En La metamorfosis del mundo, Beck ya afrontaba el cambio sociológico que se estaba produciendo en nuestro mundo cultural, y hacía un esfuerzo por ver las consecuencias positivas de los cambios que percibíamos como negativos. Huía de las orugas e intentaba identificar nuestra relación conflictiva con el cambio.
Beck es uno de los grandes teóricos del riesgo y de cómo su percepción influye en la sociedad. Hoy, con más claridad que en otros momentos, somos conscientes del riesgo de vivir. El cambio climático fue una de sus grandes preocupaciones, porque evidenciaba que nuestras sociedades contemporáneas perciben unos riesgos que antes no nos afectaban. En una noticia del diario Le Monde de 23 de abril, se decía que los franceses perciben con mucha mayor preocupación el riesgo climático y sanitario que el económico y la seguridad pública. Al cambio climático se ha incorporado un nuevo riesgo, el de la salud, con el que comparte ciertos aspectos.
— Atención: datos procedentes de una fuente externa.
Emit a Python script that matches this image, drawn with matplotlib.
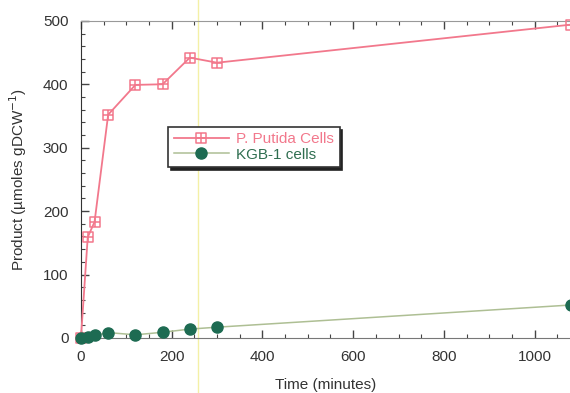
import matplotlib
matplotlib.use("Agg")
import matplotlib.pyplot as plt
from matplotlib.path import Path
from matplotlib.ticker import MultipleLocator

plt.rcParams['font.family'] = ['Liberation Sans', 'DejaVu Sans']

# data
time = [0, 15, 30, 60, 120, 180, 240, 300, 1080]
putida = [0, 159, 183, 352, 399, 400, 442, 434, 494]
kgb1 = [0, 2, 4, 8.5, 5, 9, 14, 17, 52]

pink = '#f2788c'
green_line = '#aebf94'
green_dot = '#1d6b52'

# square with a cross inside it
sq_plus = Path([(-1, -1), (1, -1), (1, 1), (-1, 1), (-1, -1),
                (0, -1), (0, 1), (-1, 0), (1, 0)],
               [Path.MOVETO, Path.LINETO, Path.LINETO, Path.LINETO, Path.CLOSEPOLY,
                Path.MOVETO, Path.LINETO, Path.MOVETO, Path.LINETO])

fig = plt.figure(figsize=(5.7, 3.93), dpi=100)
ax = fig.add_axes([0.142, 0.140, 0.858, 0.807])

ax.axvline(258, ymin=-0.2, ymax=1.1, color='#f4f0a6', lw=1, clip_on=False, zorder=0)

ax.plot(time, putida, color=pink, lw=1.3, marker=sq_plus, ms=7.5, mfc='none',
        mec=pink, mew=1.1, label='P. Putida Cells', clip_on=False, zorder=3)
ax.plot(time, kgb1, color=green_line, lw=1.1, marker='o', ms=8, mfc=green_dot,
        mec=green_dot, label='KGB-1 cells', clip_on=False, zorder=4)

ax.set_xlim(0, 1078)
ax.set_ylim(0, 500)
ax.xaxis.set_major_locator(MultipleLocator(200))
ax.xaxis.set_minor_locator(MultipleLocator(50))
ax.yaxis.set_major_locator(MultipleLocator(100))
ax.yaxis.set_minor_locator(MultipleLocator(20))
ax.tick_params(which='both', direction='in', top=True, right=False,
               colors='#444444', labelcolor='#333333', labelsize=11)
ax.tick_params(which='major', length=6, width=1)
ax.tick_params(which='minor', length=3, width=0.8)
ax.tick_params(axis='x', pad=9)
ax.tick_params(axis='y', pad=9)

ax.spines['right'].set_visible(False)
ax.spines['left'].set_color('#333333')
ax.spines['bottom'].set_color('#777777')
ax.spines['top'].set_color('#999999')

ax.set_xlabel('Time (minutes)', fontsize=11, color='#333333', labelpad=10)
ax.set_ylabel('Product (\u00b5moles gDCW$^{-1}$)', fontsize=11, color='#333333', labelpad=10)

leg = ax.legend(loc='upper left', bbox_to_anchor=(0.163, 0.69), fontsize=11,
                handlelength=3.6, fancybox=False, framealpha=1, edgecolor='#333333',
                shadow={'color': '#222222', 'alpha': 1}, borderpad=0.35,
                labelspacing=0.1, handletextpad=0.5)
leg.get_frame().set_linewidth(1.2)
for txt, c in zip(leg.get_texts(), [pink, '#2f6e50']):
    txt.set_color(c)

fig.savefig('out.png', dpi=100)
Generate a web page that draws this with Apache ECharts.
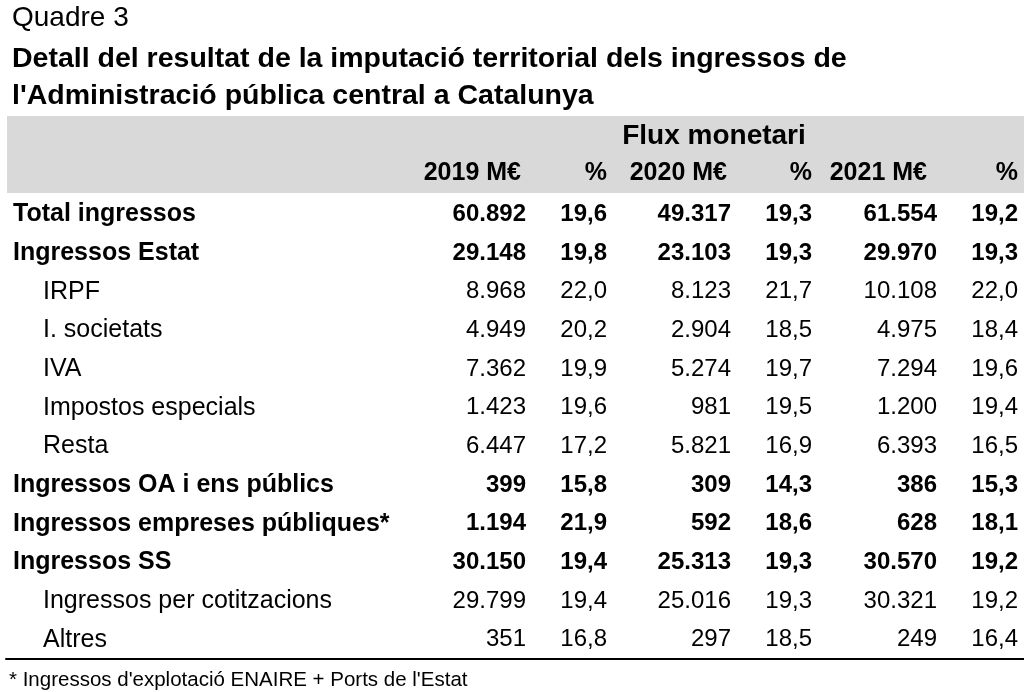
<!DOCTYPE html>
<html>
<head>
<meta charset="utf-8">
<title>Quadre 3</title>
<script src="https://cdn.jsdelivr.net/npm/echarts@6/dist/echarts.min.js"></script>
<style>
  html, body { margin: 0; padding: 0; background: #fff; }
  #main { width: 1024px; height: 692px; }
</style>
</head>
<body>
<div id="main"></div>
<script>
// table data
const rowLabels = [
  'Total ingressos',
  'Ingressos Estat',
  'IRPF',
  'I. societats',
  'IVA',
  'Impostos especials',
  'Resta',
  'Ingressos OA i ens públics',
  'Ingressos empreses públiques*',
  'Ingressos SS',
  'Ingressos per cotitzacions',
  'Altres'
];
const rowBold = [true, true, false, false, false, false, false, true, true, true, false, false];

const m2019 = [60892, 29148, 8968, 4949, 7362, 1423, 6447, 399, 1194, 30150, 29799, 351];
const p2019 = [19.6, 19.8, 22.0, 20.2, 19.9, 19.6, 17.2, 15.8, 21.9, 19.4, 19.4, 16.8];
const m2020 = [49317, 23103, 8123, 2904, 5274, 981, 5821, 309, 592, 25313, 25016, 297];
const p2020 = [19.3, 19.3, 21.7, 18.5, 19.7, 19.5, 16.9, 14.3, 18.6, 19.3, 19.3, 18.5];
const m2021 = [61554, 29970, 10108, 4975, 7294, 1200, 6393, 386, 628, 30570, 30321, 249];
const p2021 = [19.2, 19.3, 22.0, 18.4, 19.6, 19.4, 16.5, 15.3, 18.1, 19.2, 19.2, 16.4];

const colHeads = ['2019 M€', '%', '2020 M€', '%', '2021 M€', '%'];
const groupHead = 'Flux monetari';
const footnote = "* Ingressos d'explotació ENAIRE + Ports de l'Estat";

// layout
const FONT = "'Liberation Sans', Arial, sans-serif";
const colRight = [526, 607, 731, 812, 937, 1018];
const headRight = [521, 607, 727, 812, 927, 1018];

const columns = [m2019, p2019, m2020, p2020, m2021, p2021];
const isPct = [false, true, false, true, false, true];

function fmtNum(v) {
  return String(v).replace(/\B(?=(\d{3})+(?!\d))/g, '.');
}
function fmtPct(v) {
  return v.toFixed(1).replace('.', ',');
}

const cells = [];
columns.forEach((col, c) => {
  col.forEach((v, r) => {
    cells.push([r, c, isPct[c] ? fmtPct(v) : fmtNum(v)]);
  });
});

const chart = echarts.init(document.getElementById('main'));

const headerTexts = colHeads.map((h, i) => ({
  type: 'text',
  x: headRight[i],
  y: 173,
  style: {
    text: h, font: 'bold 25px ' + FONT, fill: '#000',
    align: 'right', textAlign: 'right', verticalAlign: 'middle', textVerticalAlign: 'middle'
  }
}));

const option = {
  animation: false,
  grid: { left: 6, right: 0, top: 195, height: 464 },
  xAxis: {
    type: 'value',
    min: 6,
    max: 1024,
    axisLine: { show: true, onZero: false, lineStyle: { color: '#000', width: 2 } },
    axisTick: { show: false },
    axisLabel: { show: false },
    splitLine: { show: false }
  },
  yAxis: {
    type: 'category',
    inverse: true,
    data: rowLabels,
    axisLine: { show: false },
    axisTick: { show: false },
    splitLine: { show: false },
    axisLabel: {
      inside: true,
      margin: 7,
      formatter: (v, i) => (rowBold[i] ? '{b|' : '{n|') + v + '}',
      rich: {
        b: { fontFamily: FONT, fontSize: 25, fontWeight: 'bold', color: '#000' },
        n: { fontFamily: FONT, fontSize: 25, color: '#000', padding: [0, 0, 0, 30] }
      }
    }
  },
  series: [{
    type: 'custom',
    data: cells,
    encode: { x: 1, y: 0 },
    renderItem: (params, api) => {
      const r = api.value(0);
      const c = api.value(1);
      const pt = api.coord([colRight[c], r]);
      return {
        type: 'text',
        style: {
          text: cells[params.dataIndex][2],
          x: pt[0],
          y: pt[1],
          align: 'right', textAlign: 'right',
          verticalAlign: 'middle', textVerticalAlign: 'middle',
          font: (rowBold[r] ? 'bold ' : '') + '24px ' + FONT,
          fill: '#000'
        }
      };
    }
  }],
  graphic: [
    {
      type: 'rect', z: -1,
      shape: { x: 7, y: 116, width: 1017, height: 77 },
      style: { fill: '#d9d9d9' }
    },
    {
      type: 'text', x: 12, y: 18,
      style: { text: 'Quadre 3', font: '28px ' + FONT, fill: '#000', verticalAlign: 'middle', textVerticalAlign: 'middle' }
    },
    {
      type: 'text', x: 12, y: 59,
      style: { text: 'Detall del resultat de la imputació territorial dels ingressos de', font: 'bold 28.5px ' + FONT, fill: '#000', verticalAlign: 'middle', textVerticalAlign: 'middle' }
    },
    {
      type: 'text', x: 12, y: 96,
      style: { text: "l'Administració pública central a Catalunya", font: 'bold 28.5px ' + FONT, fill: '#000', verticalAlign: 'middle', textVerticalAlign: 'middle' }
    },
    {
      type: 'text', x: 714, y: 136,
      style: { text: groupHead, font: 'bold 28px ' + FONT, fill: '#000', align: 'center', textAlign: 'center', verticalAlign: 'middle', textVerticalAlign: 'middle' }
    },
    ...headerTexts,
    {
      type: 'text', x: 9, y: 680,
      style: { text: footnote, font: '20.5px ' + FONT, fill: '#000', verticalAlign: 'middle', textVerticalAlign: 'middle' }
    }
  ]
};

chart.setOption(option);
</script>
</body>
</html>
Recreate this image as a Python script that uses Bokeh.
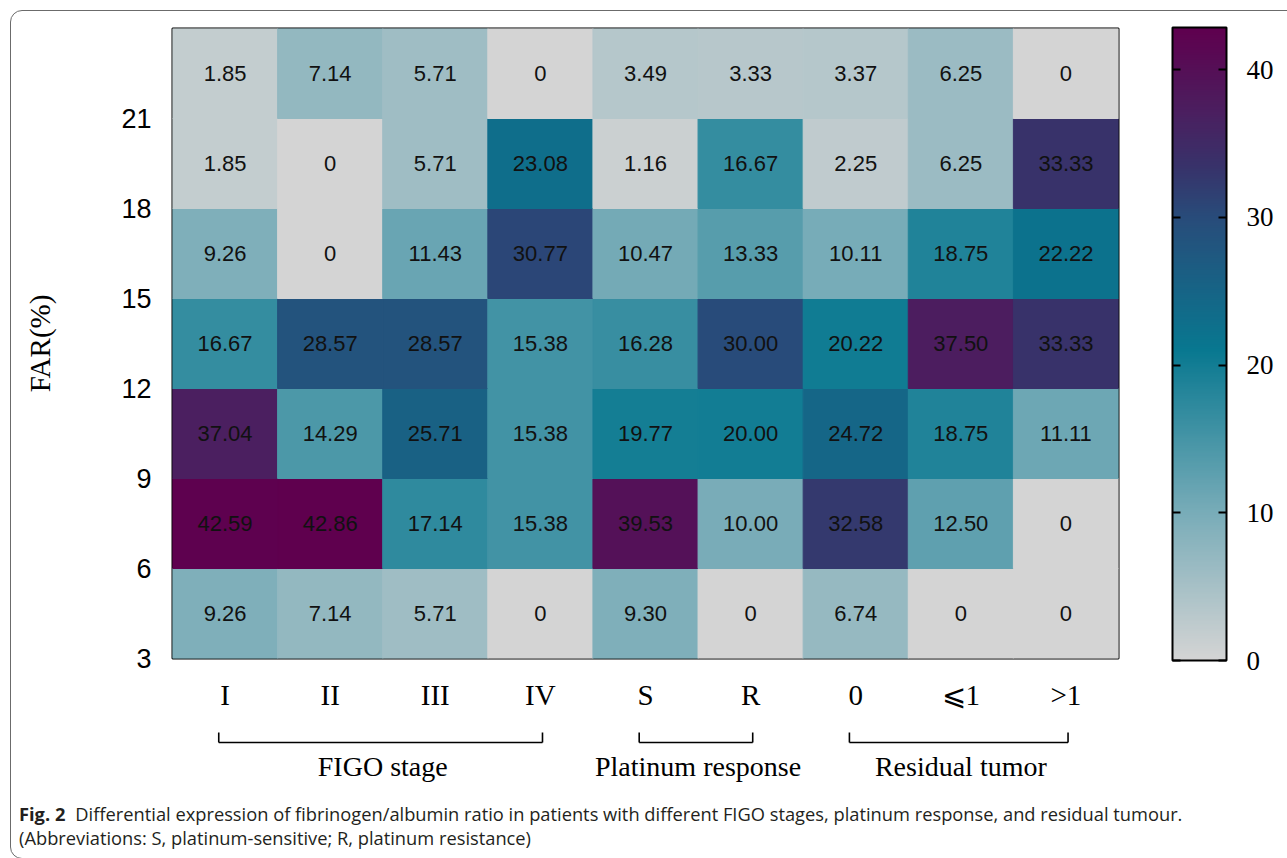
import numpy as np
from bokeh.plotting import figure
from bokeh.layouts import column
from bokeh.models import (ColumnDataSource, LinearColorMapper, ColorBar, FixedTicker,
                          InlineStyleSheet, Div)
from bokeh.transform import transform
from bokeh.core.properties import value
from bokeh.embed import file_html
from bokeh.resources import INLINE

# ---------------- data ----------------
categories = ["I", "II", "III", "IV", "S", "R", "0", "\u2a7d1", ">1"]
far_edges = [3, 6, 9, 12, 15, 18, 21, 24]
y_ticks = [3, 6, 9, 12, 15, 18, 21]

# percentage of patients in each FAR bin (one list per bin, bottom to top)
bin_3_6 = [9.26, 7.14, 5.71, 0, 9.30, 0, 6.74, 0, 0]
bin_6_9 = [42.59, 42.86, 17.14, 15.38, 39.53, 10.00, 32.58, 12.50, 0]
bin_9_12 = [37.04, 14.29, 25.71, 15.38, 19.77, 20.00, 24.72, 18.75, 11.11]
bin_12_15 = [16.67, 28.57, 28.57, 15.38, 16.28, 30.00, 20.22, 37.50, 33.33]
bin_15_18 = [9.26, 0, 11.43, 30.77, 10.47, 13.33, 10.11, 18.75, 22.22]
bin_18_21 = [1.85, 0, 5.71, 23.08, 1.16, 16.67, 2.25, 6.25, 33.33]
bin_21_24 = [1.85, 7.14, 5.71, 0, 3.49, 3.33, 3.37, 6.25, 0]

groups = ["FIGO stage", "Platinum response", "Residual tumor"]
group_first = [0, 4, 6]
group_last = [3, 5, 8]
cbar_ticks = [0, 10, 20, 30, 40]

caption_bold = "Fig. 2"
caption_1 = ("Differential expression of fibrinogen/albumin ratio in patients with different "
             "FIGO stages, platinum response, and residual tumour.")
caption_2 = "(Abbreviations: S, platinum-sensitive; R, platinum resistance)"

# ---------------- table ----------------
rows = [bin_3_6, bin_6_9, bin_9_12, bin_12_15, bin_15_18, bin_18_21, bin_21_24]
xs, ys, hs, vals, labels = [], [], [], [], []
for i, row in enumerate(rows):
    for j, v in enumerate(row):
        xs.append(j)
        ys.append((far_edges[i] + far_edges[i + 1]) / 2)
        hs.append(far_edges[i + 1] - far_edges[i])
        vals.append(v)
        labels.append("0" if v == 0 else f"{v:.2f}")
src = ColumnDataSource(dict(x=xs, y=ys, h=hs, v=vals, t=labels))

vmax = max(vals)
anchors = [(0, (212, 212, 212)), (10, (120, 172, 184)), (21, (8, 120, 144)),
           (30, (40, 76, 122)), (33.5, (56, 50, 106)), (37, (74, 32, 96)),
           (vmax, (95, 0, 78))]
ap = [a[0] for a in anchors]
palette = []
for k in range(256):
    t = vmax * k / 255
    c = [int(round(np.interp(t, ap, [a[1][ch] for a in anchors]))) for ch in range(3)]
    palette.append("#%02x%02x%02x" % tuple(c))
mapper = LinearColorMapper(palette=palette, low=0, high=vmax)

W = 1279
SERIF = "Liberation Serif"
SANS = "Liberation Sans"

# ---------------- main heat map ----------------
p = figure(width=W, height=722, x_range=(-0.5, 8.5), y_range=(3, 24),
           output_backend="svg", toolbar_location=None,
           min_border_left=172, min_border_right=W - 1118, min_border_top=28,
           min_border_bottom=64)
p.background_fill_color = "white"
p.border_fill_color = "white"
p.grid.visible = False
p.outline_line_color = "black"
p.outline_line_width = 2

p.rect(x="x", y="y", width=1, height="h", source=src,
       fill_color=transform("v", mapper), line_color=transform("v", mapper), line_width=1)
p.text(x="x", y="y", text="t", source=src, text_font=value(SANS),
       text_font_size="22px", text_align="center", text_baseline="middle",
       text_color="#111111")

p.xaxis.ticker = FixedTicker(ticks=list(range(len(categories))))
p.xaxis.major_label_overrides = {j: c for j, c in enumerate(categories)}
p.xaxis.major_label_text_font = SERIF
p.xaxis.major_label_text_font_size = "29px"
p.xaxis.major_label_text_color = "black"
p.xaxis.major_label_standoff = 20
p.yaxis.ticker = FixedTicker(ticks=y_ticks)
p.yaxis.major_label_text_font = SANS
p.yaxis.major_label_text_font_size = "27px"
p.yaxis.major_label_text_color = "black"
p.yaxis.major_label_standoff = 21
p.yaxis.axis_label = "FAR(%)"
p.yaxis.axis_label_text_font = SERIF
p.yaxis.axis_label_text_font_size = "29px"
p.yaxis.axis_label_text_font_style = "normal"
p.yaxis.axis_label_text_color = "black"
p.yaxis.axis_label_standoff = 62
for ax in (p.xaxis, p.yaxis):
    ax.axis_line_color = None
    ax.major_tick_line_color = None
    ax.minor_tick_line_color = None
    ax.major_tick_out = 0
    ax.major_tick_in = 0

# ticks run across the bar with a dash pattern, leaving short marks on both edges
cb = ColorBar(color_mapper=mapper, ticker=FixedTicker(ticks=cbar_ticks),
              width=54, height=633, location=(1000, -2), padding=0, margin=0,
              background_fill_color=None, border_line_color=None,
              bar_line_color="black", bar_line_width=2,
              major_tick_line_color="black", major_tick_line_width=2, major_tick_in=54,
              major_tick_line_dash="8 38",
              minor_tick_line_color=None,
              major_label_text_font=SERIF, major_label_text_font_size="27px",
              major_label_text_color="black", label_standoff=20)
p.add_layout(cb, "center")

# ---------------- group brackets ----------------
p2 = figure(width=W, height=70, x_range=p.x_range, y_range=(0, 70),
            output_backend="svg", toolbar_location=None,
            x_axis_location=None, y_axis_location=None,
            min_border_left=172, min_border_right=W - 1118, min_border_top=0,
            min_border_bottom=0)
p2.grid.visible = False
p2.outline_line_color = None
p2.background_fill_color = "white"
p2.border_fill_color = "white"
bx0, by0, bx1, by1 = [], [], [], []
for a, b in zip(group_first, group_last):
    for (x0, y0, x1, y1) in [(a - 0.06, 60, a - 0.06, 50), (a - 0.06, 50, b + 0.02, 50),
                             (b + 0.02, 50, b + 0.02, 60)]:
        bx0.append(x0); by0.append(y0); bx1.append(x1); by1.append(y1)
p2.segment(bx0, by0, bx1, by1, line_color="black", line_width=1.6)
p2.text(x=[(a + b) / 2 for a, b in zip(group_first, group_last)], y=[26] * len(groups),
        text=groups, text_font=value(SERIF), text_font_size="28px",
        text_align="center", text_baseline="middle", text_color="black")

# ---------------- caption ----------------
cap = Div(text=(f'<span style="font-weight:700;margin-right:10px">{caption_bold}</span>'
                f'{caption_1}<br>{caption_2}'),
          width=W, height=58,
          styles={"font-family": "'Open Sans', sans-serif", "font-size": "18.3px",
                  "line-height": "24px", "color": "#231f20", "padding-left": "14px",
                  "padding-top": "5px", "white-space": "nowrap"})

frame_css = InlineStyleSheet(css=(
    ":host{position:relative;overflow:hidden;}"
    ":host::after{content:'';position:absolute;left:10px;top:10px;width:1400px;"
    "height:847px;border:1.3px solid #6b6b6b;border-radius:12px;pointer-events:none;}"))
layout = column(p, p2, cap, spacing=0, stylesheets=[frame_css])

open("out.html", "w").write(file_html(layout, INLINE))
En primer lugar, se percibe en ambos casos una gran impotencia tanto nacional como internacional para afrontarlo. Respecto al cambio climático, decía Beck que “la principal fuente del pesimismo climático reside en una incapacidad generalizada, o en una falta de voluntad, para reformular cuestiones fundamentales relativas al orden político y social en la era de los riesgos globales”, lo cual se percibe también con la COVID-19. Vemos ante nosotros un Estado incapaz de gestionar un problema del que hubiésemos esperado una solución rápida y eficaz, y esto provoca impotencia. Hay fenómenos globales que se escapan a la gestión nacional, y hay situaciones que exceden nuestra comprensión.
Afirmar un “no lo sé”, permanecer en la duda, sin confiar ciegamente en cualquier autoridad, es propio de la actitud investigadora científica, pero la sociedad no es capaz de mantenerse en un estado de incertidumbre permanente. Necesitamos creencias o, en su defecto, sucedáneos que nos devuelvan el confort.
Cuando acabe la pandemia, en nuestra alma se introducirá un pequeño temor a que nos haga bajar del pedestal al que se subió la humanidad.
A simple vista, el coronavirus ha confinado a las personas en sus hogares y a los países dentro de sus fronteras. Sin embargo, esto manifiesta la radical interdependencia global y local que es constitutiva de nuestras sociedades.